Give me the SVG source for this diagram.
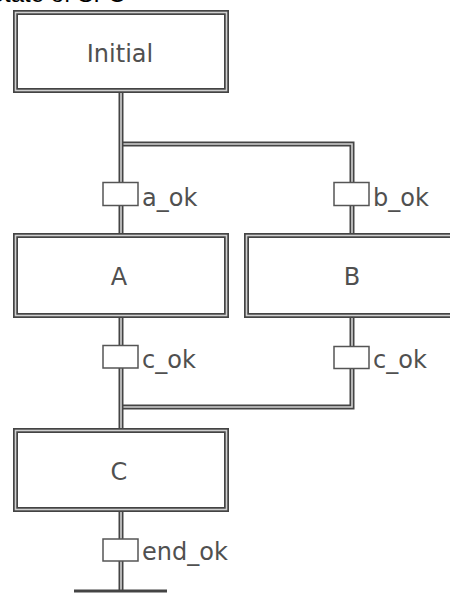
<svg xmlns="http://www.w3.org/2000/svg" width="450" height="593" viewBox="0 0 450 593">
  <style>
    .step-outer { fill: #ffffff; stroke: #444444; stroke-width: 5; }
    .step-inner { fill: none; stroke: #cfcfcf; stroke-width: 1.6; }
    .link-outer { fill: none; stroke: #444444; stroke-width: 5; stroke-linejoin: miter; }
    .link-inner { fill: none; stroke: #d2d2d2; stroke-width: 1.6; stroke-linejoin: miter; }
    .trans { fill: #ffffff; stroke: #555555; stroke-width: 1.5; }
    .label { font-family: "DejaVu Sans", "Liberation Sans", sans-serif; font-size: 24px; fill: #505050; }
    .step-label { text-anchor: middle; }
    .title { font-family: "Liberation Sans", "DejaVu Sans", sans-serif; font-size: 24px; fill: #000000; }
  </style>

  <!-- caption running off the top edge -->
  <text class="title" x="-12" y="1.5">State of SFC</text>

  <!-- connectors: double rails between steps and transitions -->
  <g id="connectors">
    <!-- fork from Initial to A and B -->
    <path class="link-outer" d="M121 144 H352 V184"/>
    <path class="link-inner" d="M121 144 H352 V184"/>
    <path class="link-outer" d="M121 93 V184"/>
    <path class="link-inner" d="M121 93 V184"/>
    <!-- transitions into A and B -->
    <path class="link-outer" d="M121 204 V235"/>
    <path class="link-inner" d="M121 204 V235"/>
    <path class="link-outer" d="M352 204 V235"/>
    <path class="link-inner" d="M352 204 V235"/>
    <!-- A and B down to their transitions -->
    <path class="link-outer" d="M121 316 V348"/>
    <path class="link-inner" d="M121 316 V348"/>
    <path class="link-outer" d="M352 316 V348"/>
    <path class="link-inner" d="M352 316 V348"/>
    <!-- join into C -->
    <path class="link-outer" d="M352 366 V407 H121"/>
    <path class="link-inner" d="M352 366 V407 H121"/>
    <path class="link-outer" d="M121 366 V430"/>
    <path class="link-inner" d="M121 366 V430"/>
    <!-- C to end -->
    <path class="link-outer" d="M121 510 V541"/>
    <path class="link-inner" d="M121 510 V541"/>
    <path class="link-outer" d="M121 559 V590"/>
    <path class="link-inner" d="M121 559 V590"/>
    <line x1="74" y1="591" x2="167" y2="591" stroke="#444444" stroke-width="3"/>
  </g>

  <!-- steps -->
  <g id="step-initial">
    <rect class="step-outer" x="15.5" y="12.5" width="211" height="78"/>
    <rect class="step-inner" x="15.5" y="12.5" width="211" height="78"/>
    <text class="label step-label" x="120" y="62">Initial</text>
  </g>
  <g id="step-a">
    <rect class="step-outer" x="15.5" y="235.5" width="211" height="80"/>
    <rect class="step-inner" x="15.5" y="235.5" width="211" height="80"/>
    <text class="label step-label" x="119" y="285">A</text>
  </g>
  <g id="step-b">
    <rect class="step-outer" x="246.5" y="235.5" width="211" height="80"/>
    <rect class="step-inner" x="246.5" y="235.5" width="211" height="80"/>
    <text class="label step-label" x="352" y="285">B</text>
  </g>
  <g id="step-c">
    <rect class="step-outer" x="15.5" y="430.5" width="211" height="79"/>
    <rect class="step-inner" x="15.5" y="430.5" width="211" height="79"/>
    <text class="label step-label" x="119" y="480">C</text>
  </g>

  <!-- transitions -->
  <g id="trans-a-ok">
    <rect class="trans" x="103" y="182.5" width="35" height="23"/>
    <text class="label" x="142" y="206">a_ok</text>
  </g>
  <g id="trans-b-ok">
    <rect class="trans" x="334" y="182.5" width="35" height="23"/>
    <text class="label" x="373" y="206">b_ok</text>
  </g>
  <g id="trans-c-ok-a">
    <rect class="trans" x="103" y="345.5" width="35" height="22.5"/>
    <text class="label" x="142" y="368">c_ok</text>
  </g>
  <g id="trans-c-ok-b">
    <rect class="trans" x="334" y="346.5" width="35" height="22"/>
    <text class="label" x="373" y="368">c_ok</text>
  </g>
  <g id="trans-end-ok">
    <rect class="trans" x="103" y="539" width="35" height="22"/>
    <text class="label" x="142" y="560">end_ok</text>
  </g>
</svg>
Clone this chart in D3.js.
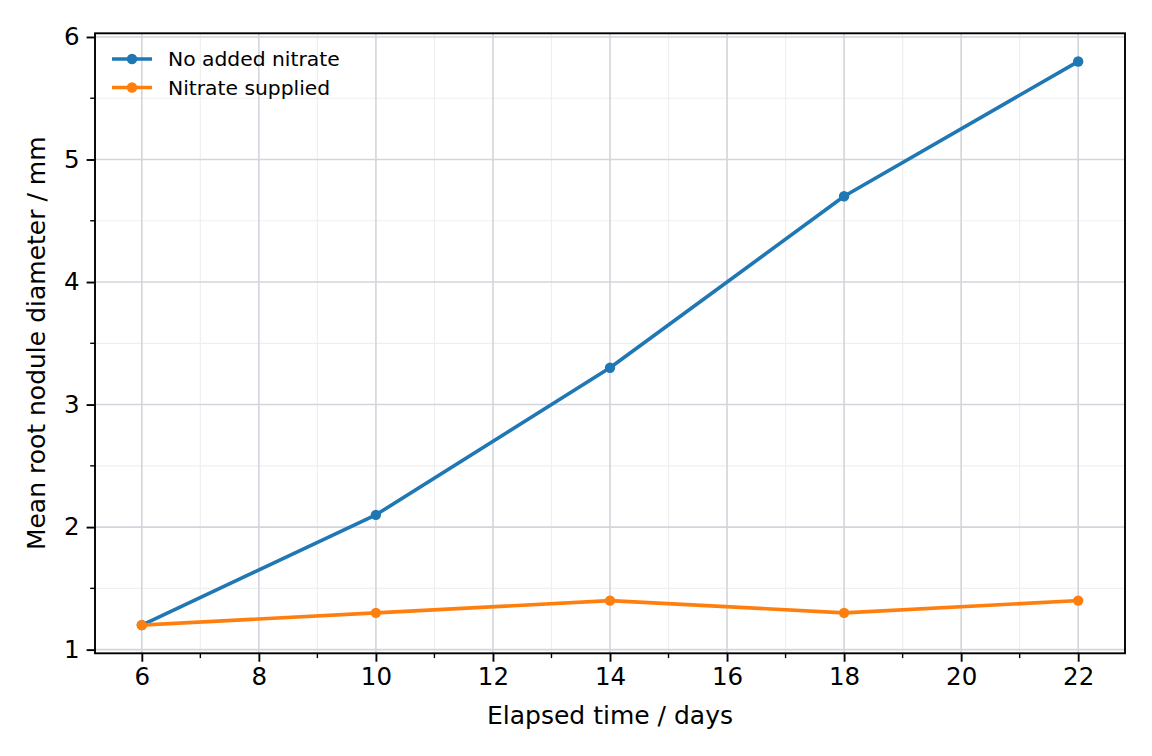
<!DOCTYPE html>
<html>
<head>
<meta charset="utf-8">
<script src="https://cdn.jsdelivr.net/npm/d3@7"></script>
<style>
  body { margin: 0; background: #fff; }
  svg { display: block; font-family: "DejaVu Sans", sans-serif; }
</style>
</head>
<body>
<svg id="svgBlock" width="1152" height="756"></svg>
<script>
// data
const days = [6, 10, 14, 18, 22];
const noNitrate = [1.2, 2.1, 3.3, 4.7, 5.8];
const withNitrate = [1.2, 1.3, 1.4, 1.3, 1.4];
const seriesNames = ["No added nitrate", "Nitrate supplied"];
const seriesColors = ["#1f77b4", "#ff7f0e"];
const xTicks = [6, 8, 10, 12, 14, 16, 18, 20, 22];
const yTicks = [1, 2, 3, 4, 5, 6];

function createChart() {
  const svg = d3.select("#svgBlock");
  const margin = { top: 33.3, right: 27, bottom: 102.7, left: 95 };
  const width = 1152, height = 756;

  const x = d3.scaleLinear().domain([5.2, 22.8]).range([margin.left, width - margin.right]);
  const y = d3.scaleLinear().domain([0.97, 6.03]).range([height - margin.bottom, margin.top]);

  const xMinor = d3.range(6, 23, 1).filter(d => d % 2 !== 0);
  const yMinor = d3.range(1.5, 6, 1);

  // minor grid
  const grid = svg.append("g");
  grid.selectAll(".gxm").data(xMinor).enter().append("line")
    .attr("x1", d => x(d)).attr("x2", d => x(d))
    .attr("y1", y.range()[0]).attr("y2", y.range()[1])
    .attr("stroke", "#efefef").attr("stroke-width", 1.2);
  grid.selectAll(".gym").data(yMinor).enter().append("line")
    .attr("y1", d => y(d)).attr("y2", d => y(d))
    .attr("x1", x.range()[0]).attr("x2", x.range()[1])
    .attr("stroke", "#efefef").attr("stroke-width", 1.2);
  // major grid
  grid.selectAll(".gx").data(xTicks).enter().append("line")
    .attr("x1", d => x(d)).attr("x2", d => x(d))
    .attr("y1", y.range()[0]).attr("y2", y.range()[1])
    .attr("stroke", "#d2d5db").attr("stroke-width", 1.6);
  grid.selectAll(".gy").data(yTicks).enter().append("line")
    .attr("y1", d => y(d)).attr("y2", d => y(d))
    .attr("x1", x.range()[0]).attr("x2", x.range()[1])
    .attr("stroke", "#d2d5db").attr("stroke-width", 1.6);

  // series lines
  const line = d3.line().x(d => x(d[0])).y(d => y(d[1]));
  [noNitrate, withNitrate].forEach((vals, i) => {
    const pts = days.map((d, j) => [d, vals[j]]);
    svg.append("path").datum(pts)
      .attr("d", line).attr("fill", "none")
      .attr("stroke", seriesColors[i]).attr("stroke-width", 3.6)
      .attr("stroke-linejoin", "round").attr("stroke-linecap", "square");
    svg.selectAll(null).data(pts).enter().append("circle")
      .attr("cx", d => x(d[0])).attr("cy", d => y(d[1]))
      .attr("r", 5.2).attr("fill", seriesColors[i]);
  });

  // axes
  const xAxis = d3.axisBottom(x).tickValues(xTicks).tickFormat(d3.format("d"))
    .tickSize(8.4).tickPadding(6).tickSizeOuter(0);
  const yAxis = d3.axisLeft(y).tickValues(yTicks).tickFormat(d3.format("d"))
    .tickSize(8.4).tickPadding(7).tickSizeOuter(0);

  const gx = svg.append("g").attr("transform", `translate(0,${y.range()[0]})`).call(xAxis);
  const gy = svg.append("g").attr("transform", `translate(${x.range()[0]},0)`).call(yAxis);
  [gx, gy].forEach(g => {
    g.select(".domain").remove();
    g.selectAll(".tick line").attr("stroke", "#000").attr("stroke-width", 1.9);
    g.selectAll(".tick text").attr("fill", "#000").attr("font-size", 24.5)
      .attr("font-family", "DejaVu Sans");
  });

  // minor ticks
  svg.append("g").selectAll("line").data(xMinor).enter().append("line")
    .attr("x1", d => x(d)).attr("x2", d => x(d))
    .attr("y1", y.range()[0]).attr("y2", y.range()[0] + 4.8)
    .attr("stroke", "#000").attr("stroke-width", 1.4);
  svg.append("g").selectAll("line").data(yMinor).enter().append("line")
    .attr("y1", d => y(d)).attr("y2", d => y(d))
    .attr("x1", x.range()[0]).attr("x2", x.range()[0] - 4.8)
    .attr("stroke", "#000").attr("stroke-width", 1.4);

  // frame
  svg.append("rect")
    .attr("x", x.range()[0]).attr("y", y.range()[1])
    .attr("width", x.range()[1] - x.range()[0])
    .attr("height", y.range()[0] - y.range()[1])
    .attr("fill", "none").attr("stroke", "#000").attr("stroke-width", 1.9);

  // axis labels
  svg.append("text")
    .attr("x", (x.range()[0] + x.range()[1]) / 2).attr("y", 724)
    .attr("text-anchor", "middle").attr("font-size", 25)
    .text("Elapsed time / days");
  svg.append("text")
    .attr("transform", `translate(45,${(y.range()[0] + y.range()[1]) / 2}) rotate(-90)`)
    .attr("text-anchor", "middle").attr("font-size", 25)
    .text("Mean root nodule diameter / mm");

  // legend
  const legend = svg.append("g").attr("transform", "translate(112,59)");
  seriesNames.forEach((name, i) => {
    const row = legend.append("g").attr("transform", `translate(0,${i * 28.5})`);
    row.append("line").attr("x1", 0).attr("x2", 40).attr("y1", 0).attr("y2", 0)
      .attr("stroke", seriesColors[i]).attr("stroke-width", 3.6);
    row.append("circle").attr("cx", 20).attr("cy", 0).attr("r", 5.2).attr("fill", seriesColors[i]);
    row.append("text").attr("x", 56).attr("y", 7).attr("font-size", 20.3).text(name);
  });
}

createChart();
</script>
</body>
</html>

● ● ● ● ●

**The problem:** Pick out the lines above containing the word "this", then copy them.

**Written response:**
Give me the SVG source for this diagram.
Clone this chart in D3.js.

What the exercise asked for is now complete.